:: Data listing ::
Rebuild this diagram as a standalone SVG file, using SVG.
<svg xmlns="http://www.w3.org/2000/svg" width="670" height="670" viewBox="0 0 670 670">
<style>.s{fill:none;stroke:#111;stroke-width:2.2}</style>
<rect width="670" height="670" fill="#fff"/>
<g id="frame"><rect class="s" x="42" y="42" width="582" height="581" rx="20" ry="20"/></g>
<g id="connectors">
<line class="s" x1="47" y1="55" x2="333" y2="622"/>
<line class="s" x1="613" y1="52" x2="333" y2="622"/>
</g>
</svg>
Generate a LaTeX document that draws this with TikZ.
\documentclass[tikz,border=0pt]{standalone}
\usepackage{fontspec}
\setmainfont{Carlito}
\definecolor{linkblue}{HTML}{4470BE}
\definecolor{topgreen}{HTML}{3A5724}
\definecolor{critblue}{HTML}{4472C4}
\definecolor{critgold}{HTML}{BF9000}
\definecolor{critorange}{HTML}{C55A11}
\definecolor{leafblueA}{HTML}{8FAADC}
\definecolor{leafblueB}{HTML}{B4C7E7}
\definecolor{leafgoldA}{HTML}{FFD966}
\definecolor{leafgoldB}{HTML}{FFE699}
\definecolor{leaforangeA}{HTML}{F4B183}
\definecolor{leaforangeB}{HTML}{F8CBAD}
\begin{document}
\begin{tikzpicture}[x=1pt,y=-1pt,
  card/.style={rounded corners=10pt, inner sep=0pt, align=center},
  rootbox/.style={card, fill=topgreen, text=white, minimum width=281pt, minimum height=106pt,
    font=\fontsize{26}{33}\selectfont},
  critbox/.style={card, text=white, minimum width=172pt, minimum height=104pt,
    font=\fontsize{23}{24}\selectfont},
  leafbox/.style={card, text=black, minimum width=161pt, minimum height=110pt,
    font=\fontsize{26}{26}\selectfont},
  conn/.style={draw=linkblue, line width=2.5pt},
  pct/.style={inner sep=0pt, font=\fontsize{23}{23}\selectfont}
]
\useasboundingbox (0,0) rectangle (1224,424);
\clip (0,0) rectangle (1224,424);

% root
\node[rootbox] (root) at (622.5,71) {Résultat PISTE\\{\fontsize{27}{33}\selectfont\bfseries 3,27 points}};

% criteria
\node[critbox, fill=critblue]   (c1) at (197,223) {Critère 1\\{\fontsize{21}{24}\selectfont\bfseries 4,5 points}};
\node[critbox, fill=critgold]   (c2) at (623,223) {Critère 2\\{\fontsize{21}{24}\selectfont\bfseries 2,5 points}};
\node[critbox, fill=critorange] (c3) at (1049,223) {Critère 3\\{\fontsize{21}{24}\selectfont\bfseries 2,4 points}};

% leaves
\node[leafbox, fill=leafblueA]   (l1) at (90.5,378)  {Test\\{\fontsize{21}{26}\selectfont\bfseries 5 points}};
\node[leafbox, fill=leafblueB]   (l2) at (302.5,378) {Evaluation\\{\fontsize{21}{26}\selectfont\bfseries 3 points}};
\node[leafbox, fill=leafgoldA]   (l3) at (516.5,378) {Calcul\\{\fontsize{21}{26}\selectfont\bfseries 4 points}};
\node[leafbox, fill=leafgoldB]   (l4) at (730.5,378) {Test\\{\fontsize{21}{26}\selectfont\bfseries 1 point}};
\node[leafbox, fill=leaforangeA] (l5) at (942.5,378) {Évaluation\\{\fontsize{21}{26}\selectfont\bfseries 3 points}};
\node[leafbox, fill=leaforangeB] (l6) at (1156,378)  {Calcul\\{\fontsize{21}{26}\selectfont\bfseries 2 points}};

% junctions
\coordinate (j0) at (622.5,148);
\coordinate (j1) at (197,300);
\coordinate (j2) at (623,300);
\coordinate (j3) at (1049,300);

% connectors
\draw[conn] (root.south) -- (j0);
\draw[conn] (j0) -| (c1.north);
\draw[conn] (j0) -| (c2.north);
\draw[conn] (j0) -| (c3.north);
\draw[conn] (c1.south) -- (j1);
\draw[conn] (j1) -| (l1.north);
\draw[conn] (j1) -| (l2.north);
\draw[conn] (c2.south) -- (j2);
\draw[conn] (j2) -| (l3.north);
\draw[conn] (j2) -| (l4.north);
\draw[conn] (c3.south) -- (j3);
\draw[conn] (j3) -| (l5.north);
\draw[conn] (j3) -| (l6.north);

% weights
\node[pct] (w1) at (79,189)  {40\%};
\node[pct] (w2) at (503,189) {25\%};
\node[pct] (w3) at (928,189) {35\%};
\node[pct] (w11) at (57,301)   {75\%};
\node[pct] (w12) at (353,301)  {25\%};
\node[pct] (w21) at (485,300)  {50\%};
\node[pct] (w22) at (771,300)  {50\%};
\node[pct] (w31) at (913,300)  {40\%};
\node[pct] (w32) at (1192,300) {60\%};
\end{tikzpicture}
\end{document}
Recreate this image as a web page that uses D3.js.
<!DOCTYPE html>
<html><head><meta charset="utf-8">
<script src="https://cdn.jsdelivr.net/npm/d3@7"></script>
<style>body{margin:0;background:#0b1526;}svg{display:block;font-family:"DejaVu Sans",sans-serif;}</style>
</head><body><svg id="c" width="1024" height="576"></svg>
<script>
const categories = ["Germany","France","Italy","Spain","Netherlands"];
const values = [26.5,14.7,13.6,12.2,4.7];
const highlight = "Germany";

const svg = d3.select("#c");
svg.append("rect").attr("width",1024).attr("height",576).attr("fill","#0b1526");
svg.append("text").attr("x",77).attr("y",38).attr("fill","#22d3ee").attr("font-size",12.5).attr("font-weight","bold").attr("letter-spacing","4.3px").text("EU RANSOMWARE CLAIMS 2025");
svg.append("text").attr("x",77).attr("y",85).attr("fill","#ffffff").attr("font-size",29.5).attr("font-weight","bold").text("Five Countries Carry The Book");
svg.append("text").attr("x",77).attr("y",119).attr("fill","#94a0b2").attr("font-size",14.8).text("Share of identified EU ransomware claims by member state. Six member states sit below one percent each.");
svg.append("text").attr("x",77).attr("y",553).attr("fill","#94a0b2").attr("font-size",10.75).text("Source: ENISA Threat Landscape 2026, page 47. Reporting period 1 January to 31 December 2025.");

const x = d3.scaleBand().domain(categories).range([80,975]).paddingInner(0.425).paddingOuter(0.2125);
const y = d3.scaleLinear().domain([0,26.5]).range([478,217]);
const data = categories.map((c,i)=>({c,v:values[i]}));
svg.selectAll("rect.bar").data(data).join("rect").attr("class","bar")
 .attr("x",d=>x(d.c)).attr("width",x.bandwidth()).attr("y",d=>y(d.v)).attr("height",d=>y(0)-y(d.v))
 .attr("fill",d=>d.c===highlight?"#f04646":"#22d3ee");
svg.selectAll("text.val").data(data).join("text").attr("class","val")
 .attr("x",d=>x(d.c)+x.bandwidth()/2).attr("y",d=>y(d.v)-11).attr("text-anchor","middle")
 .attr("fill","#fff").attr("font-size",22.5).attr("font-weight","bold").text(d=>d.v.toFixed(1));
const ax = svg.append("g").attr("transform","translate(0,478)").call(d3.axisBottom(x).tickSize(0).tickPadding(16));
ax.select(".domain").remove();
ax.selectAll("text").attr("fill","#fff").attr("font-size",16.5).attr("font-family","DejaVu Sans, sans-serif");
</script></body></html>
:::
(Task goal):
Look for the word "standalone" and return every line where it occurs.

(Answer to this exercise):
Rebuild this diagram as a standalone SVG file, using SVG.
\documentclass[tikz,border=0pt]{standalone}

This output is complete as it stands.